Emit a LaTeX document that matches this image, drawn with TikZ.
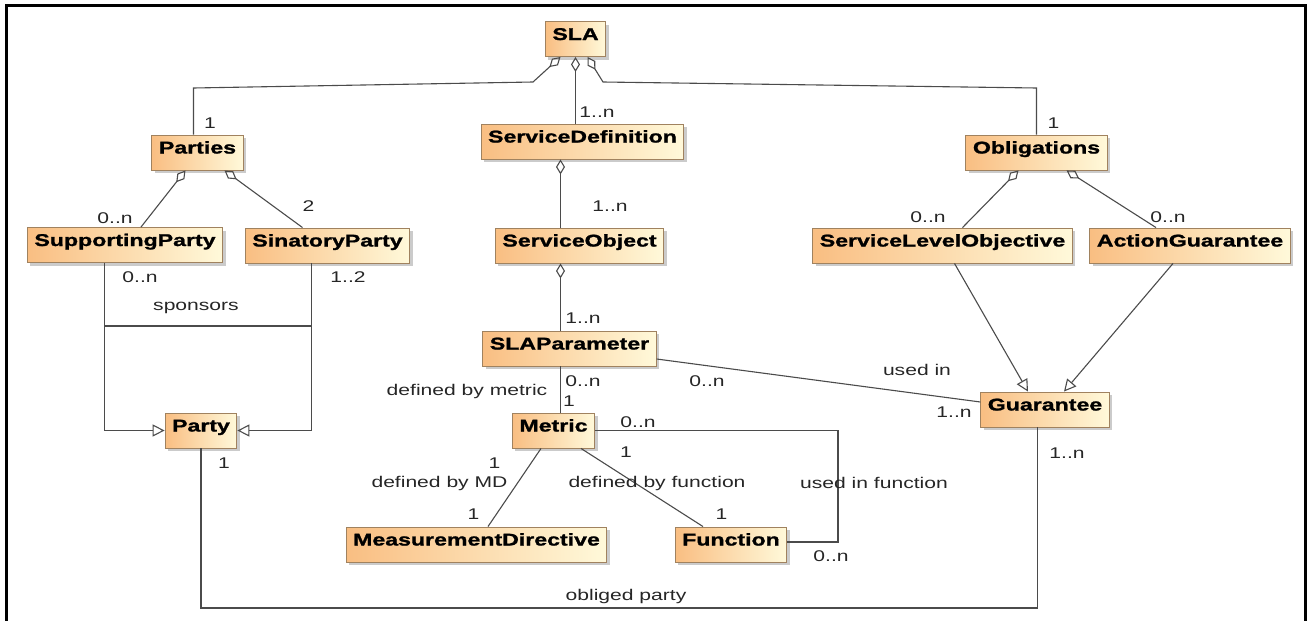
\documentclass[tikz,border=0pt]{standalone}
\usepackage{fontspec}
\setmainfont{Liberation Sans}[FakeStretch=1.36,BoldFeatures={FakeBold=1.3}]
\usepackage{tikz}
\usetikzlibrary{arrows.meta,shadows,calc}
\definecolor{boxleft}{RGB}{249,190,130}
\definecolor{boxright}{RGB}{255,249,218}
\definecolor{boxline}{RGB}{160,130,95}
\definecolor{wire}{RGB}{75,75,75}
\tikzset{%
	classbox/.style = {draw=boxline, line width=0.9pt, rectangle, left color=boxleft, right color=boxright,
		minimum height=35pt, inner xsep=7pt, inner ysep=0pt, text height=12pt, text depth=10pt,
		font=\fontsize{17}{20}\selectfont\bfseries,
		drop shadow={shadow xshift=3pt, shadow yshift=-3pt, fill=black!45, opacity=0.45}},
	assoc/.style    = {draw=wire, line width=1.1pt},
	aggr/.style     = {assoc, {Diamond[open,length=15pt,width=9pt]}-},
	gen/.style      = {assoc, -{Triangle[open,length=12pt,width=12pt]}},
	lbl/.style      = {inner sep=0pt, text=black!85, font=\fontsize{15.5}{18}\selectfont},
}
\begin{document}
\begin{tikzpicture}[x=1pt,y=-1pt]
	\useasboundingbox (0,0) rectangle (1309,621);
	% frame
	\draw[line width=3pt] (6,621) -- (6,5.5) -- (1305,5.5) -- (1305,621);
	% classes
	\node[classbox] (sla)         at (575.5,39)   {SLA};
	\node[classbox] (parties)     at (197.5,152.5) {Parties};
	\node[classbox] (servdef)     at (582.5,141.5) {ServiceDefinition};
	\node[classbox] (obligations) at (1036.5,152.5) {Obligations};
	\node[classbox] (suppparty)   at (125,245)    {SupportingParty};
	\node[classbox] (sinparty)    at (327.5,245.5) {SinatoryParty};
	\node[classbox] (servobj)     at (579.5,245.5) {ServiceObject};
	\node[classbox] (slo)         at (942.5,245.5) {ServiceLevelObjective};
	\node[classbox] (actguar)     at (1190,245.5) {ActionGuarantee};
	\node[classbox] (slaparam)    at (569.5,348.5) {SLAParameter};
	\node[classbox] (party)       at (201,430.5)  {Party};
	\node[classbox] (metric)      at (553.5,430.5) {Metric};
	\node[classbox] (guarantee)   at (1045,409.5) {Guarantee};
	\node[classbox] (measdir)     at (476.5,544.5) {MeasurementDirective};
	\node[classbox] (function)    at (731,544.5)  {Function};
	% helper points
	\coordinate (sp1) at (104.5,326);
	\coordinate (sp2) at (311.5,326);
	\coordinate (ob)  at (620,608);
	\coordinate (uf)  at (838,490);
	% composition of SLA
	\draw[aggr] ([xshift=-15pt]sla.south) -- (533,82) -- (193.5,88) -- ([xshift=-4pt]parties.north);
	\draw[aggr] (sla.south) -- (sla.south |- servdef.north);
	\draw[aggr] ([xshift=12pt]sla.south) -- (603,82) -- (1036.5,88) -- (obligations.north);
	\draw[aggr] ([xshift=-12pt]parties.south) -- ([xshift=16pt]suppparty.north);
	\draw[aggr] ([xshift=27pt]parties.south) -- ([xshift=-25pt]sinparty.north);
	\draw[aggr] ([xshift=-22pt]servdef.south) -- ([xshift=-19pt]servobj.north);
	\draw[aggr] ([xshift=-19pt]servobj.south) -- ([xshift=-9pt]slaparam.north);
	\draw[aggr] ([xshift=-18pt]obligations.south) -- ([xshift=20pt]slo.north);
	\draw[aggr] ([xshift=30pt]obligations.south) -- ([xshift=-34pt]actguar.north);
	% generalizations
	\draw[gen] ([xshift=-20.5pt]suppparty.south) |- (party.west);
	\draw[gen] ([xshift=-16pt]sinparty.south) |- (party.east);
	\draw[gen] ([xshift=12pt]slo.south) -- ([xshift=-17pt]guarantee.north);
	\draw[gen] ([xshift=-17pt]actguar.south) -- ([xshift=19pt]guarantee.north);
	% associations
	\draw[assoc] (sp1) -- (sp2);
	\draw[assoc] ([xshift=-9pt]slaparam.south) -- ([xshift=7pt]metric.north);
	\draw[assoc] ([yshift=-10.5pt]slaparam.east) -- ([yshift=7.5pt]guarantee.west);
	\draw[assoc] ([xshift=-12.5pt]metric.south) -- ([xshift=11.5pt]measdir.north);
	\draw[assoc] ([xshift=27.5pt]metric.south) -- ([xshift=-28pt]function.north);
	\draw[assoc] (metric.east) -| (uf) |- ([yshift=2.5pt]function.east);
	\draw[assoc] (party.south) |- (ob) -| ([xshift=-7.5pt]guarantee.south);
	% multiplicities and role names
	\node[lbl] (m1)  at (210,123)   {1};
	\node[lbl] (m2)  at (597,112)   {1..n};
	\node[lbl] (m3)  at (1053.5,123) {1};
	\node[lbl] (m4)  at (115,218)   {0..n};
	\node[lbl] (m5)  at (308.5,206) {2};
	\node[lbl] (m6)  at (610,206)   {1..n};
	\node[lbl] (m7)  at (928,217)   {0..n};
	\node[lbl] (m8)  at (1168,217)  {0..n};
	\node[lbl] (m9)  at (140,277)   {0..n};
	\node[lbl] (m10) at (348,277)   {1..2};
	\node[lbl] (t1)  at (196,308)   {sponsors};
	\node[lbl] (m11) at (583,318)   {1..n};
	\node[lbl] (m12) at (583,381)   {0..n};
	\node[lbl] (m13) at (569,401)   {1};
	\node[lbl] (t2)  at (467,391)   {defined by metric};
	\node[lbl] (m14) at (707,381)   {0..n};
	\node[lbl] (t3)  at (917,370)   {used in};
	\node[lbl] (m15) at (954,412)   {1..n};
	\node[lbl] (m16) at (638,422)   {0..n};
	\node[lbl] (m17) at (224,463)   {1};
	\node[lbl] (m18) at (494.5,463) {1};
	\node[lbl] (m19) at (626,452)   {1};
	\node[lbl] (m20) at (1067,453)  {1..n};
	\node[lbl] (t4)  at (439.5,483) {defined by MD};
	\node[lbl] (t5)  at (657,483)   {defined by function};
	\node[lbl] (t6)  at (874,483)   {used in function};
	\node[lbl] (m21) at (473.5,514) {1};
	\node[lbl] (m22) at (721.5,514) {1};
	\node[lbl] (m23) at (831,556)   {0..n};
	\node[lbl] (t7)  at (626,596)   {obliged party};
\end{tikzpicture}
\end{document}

• [PROBLEM TO SOLVE]
Leave the pictures out and copy the rest of the data exactly.

• [EXERCISE ANSWER]
Emit a LaTeX document that matches this image, drawn with TikZ.
\documentclass[tikz,border=0pt]{standalone}
\usepackage{fontspec}
\setmainfont{Liberation Sans}[FakeStretch=1.36,BoldFeatures={FakeBold=1.3}]
\usepackage{tikz}
\usetikzlibrary{arrows.meta,shadows,calc}
\definecolor{boxleft}{RGB}{249,190,130}
\definecolor{boxright}{RGB}{255,249,218}
\definecolor{boxline}{RGB}{160,130,95}
\definecolor{wire}{RGB}{75,75,75}
\tikzset{%
	classbox/.style = {draw=boxline, line width=0.9pt, rectangle, left color=boxleft, right color=boxright,
		minimum height=35pt, inner xsep=7pt, inner ysep=0pt, text height=12pt, text depth=10pt,
		font=\fontsize{17}{20}\selectfont\bfseries,
		drop shadow={shadow xshift=3pt, shadow yshift=-3pt, fill=black!45, opacity=0.45}},
	assoc/.style    = {draw=wire, line width=1.1pt},
	aggr/.style     = {assoc, {Diamond[open,length=15pt,width=9pt]}-},
	gen/.style      = {assoc, -{Triangle[open,length=12pt,width=12pt]}},
	lbl/.style      = {inner sep=0pt, text=black!85, font=\fontsize{15.5}{18}\selectfont},
}
\begin{document}
\begin{tikzpicture}[x=1pt,y=-1pt]
	\useasboundingbox (0,0) rectangle (1309,621);
	% frame
	\draw[line width=3pt] (6,621) -- (6,5.5) -- (1305,5.5) -- (1305,621);
	% classes
	\node[classbox] (sla)         at (575.5,39)   {SLA};
	\node[classbox] (parties)     at (197.5,152.5) {Parties};
	\node[classbox] (servdef)     at (582.5,141.5) {ServiceDefinition};
	\node[classbox] (obligations) at (1036.5,152.5) {Obligations};
	\node[classbox] (suppparty)   at (125,245)    {SupportingParty};
	\node[classbox] (sinparty)    at (327.5,245.5) {SinatoryParty};
	\node[classbox] (servobj)     at (579.5,245.5) {ServiceObject};
	\node[classbox] (slo)         at (942.5,245.5) {ServiceLevelObjective};
	\node[classbox] (actguar)     at (1190,245.5) {ActionGuarantee};
	\node[classbox] (slaparam)    at (569.5,348.5) {SLAParameter};
	\node[classbox] (party)       at (201,430.5)  {Party};
	\node[classbox] (metric)      at (553.5,430.5) {Metric};
	\node[classbox] (guarantee)   at (1045,409.5) {Guarantee};
	\node[classbox] (measdir)     at (476.5,544.5) {MeasurementDirective};
	\node[classbox] (function)    at (731,544.5)  {Function};
	% helper points
	\coordinate (sp1) at (104.5,326);
	\coordinate (sp2) at (311.5,326);
	\coordinate (ob)  at (620,608);
	\coordinate (uf)  at (838,490);
	% composition of SLA
	\draw[aggr] ([xshift=-15pt]sla.south) -- (533,82) -- (193.5,88) -- ([xshift=-4pt]parties.north);
	\draw[aggr] (sla.south) -- (sla.south |- servdef.north);
	\draw[aggr] ([xshift=12pt]sla.south) -- (603,82) -- (1036.5,88) -- (obligations.north);
	\draw[aggr] ([xshift=-12pt]parties.south) -- ([xshift=16pt]suppparty.north);
	\draw[aggr] ([xshift=27pt]parties.south) -- ([xshift=-25pt]sinparty.north);
	\draw[aggr] ([xshift=-22pt]servdef.south) -- ([xshift=-19pt]servobj.north);
	\draw[aggr] ([xshift=-19pt]servobj.south) -- ([xshift=-9pt]slaparam.north);
	\draw[aggr] ([xshift=-18pt]obligations.south) -- ([xshift=20pt]slo.north);
	\draw[aggr] ([xshift=30pt]obligations.south) -- ([xshift=-34pt]actguar.north);
	% generalizations
	\draw[gen] ([xshift=-20.5pt]suppparty.south) |- (party.west);
	\draw[gen] ([xshift=-16pt]sinparty.south) |- (party.east);
	\draw[gen] ([xshift=12pt]slo.south) -- ([xshift=-17pt]guarantee.north);
	\draw[gen] ([xshift=-17pt]actguar.south) -- ([xshift=19pt]guarantee.north);
	% associations
	\draw[assoc] (sp1) -- (sp2);
	\draw[assoc] ([xshift=-9pt]slaparam.south) -- ([xshift=7pt]metric.north);
	\draw[assoc] ([yshift=-10.5pt]slaparam.east) -- ([yshift=7.5pt]guarantee.west);
	\draw[assoc] ([xshift=-12.5pt]metric.south) -- ([xshift=11.5pt]measdir.north);
	\draw[assoc] ([xshift=27.5pt]metric.south) -- ([xshift=-28pt]function.north);
	\draw[assoc] (metric.east) -| (uf) |- ([yshift=2.5pt]function.east);
	\draw[assoc] (party.south) |- (ob) -| ([xshift=-7.5pt]guarantee.south);
	% multiplicities and role names
	\node[lbl] (m1)  at (210,123)   {1};
	\node[lbl] (m2)  at (597,112)   {1..n};
	\node[lbl] (m3)  at (1053.5,123) {1};
	\node[lbl] (m4)  at (115,218)   {0..n};
	\node[lbl] (m5)  at (308.5,206) {2};
	\node[lbl] (m6)  at (610,206)   {1..n};
	\node[lbl] (m7)  at (928,217)   {0..n};
	\node[lbl] (m8)  at (1168,217)  {0..n};
	\node[lbl] (m9)  at (140,277)   {0..n};
	\node[lbl] (m10) at (348,277)   {1..2};
	\node[lbl] (t1)  at (196,308)   {sponsors};
	\node[lbl] (m11) at (583,318)   {1..n};
	\node[lbl] (m12) at (583,381)   {0..n};
	\node[lbl] (m13) at (569,401)   {1};
	\node[lbl] (t2)  at (467,391)   {defined by metric};
	\node[lbl] (m14) at (707,381)   {0..n};
	\node[lbl] (t3)  at (917,370)   {used in};
	\node[lbl] (m15) at (954,412)   {1..n};
	\node[lbl] (m16) at (638,422)   {0..n};
	\node[lbl] (m17) at (224,463)   {1};
	\node[lbl] (m18) at (494.5,463) {1};
	\node[lbl] (m19) at (626,452)   {1};
	\node[lbl] (m20) at (1067,453)  {1..n};
	\node[lbl] (t4)  at (439.5,483) {defined by MD};
	\node[lbl] (t5)  at (657,483)   {defined by function};
	\node[lbl] (t6)  at (874,483)   {used in function};
	\node[lbl] (m21) at (473.5,514) {1};
	\node[lbl] (m22) at (721.5,514) {1};
	\node[lbl] (m23) at (831,556)   {0..n};
	\node[lbl] (t7)  at (626,596)   {obliged party};
\end{tikzpicture}
\end{document}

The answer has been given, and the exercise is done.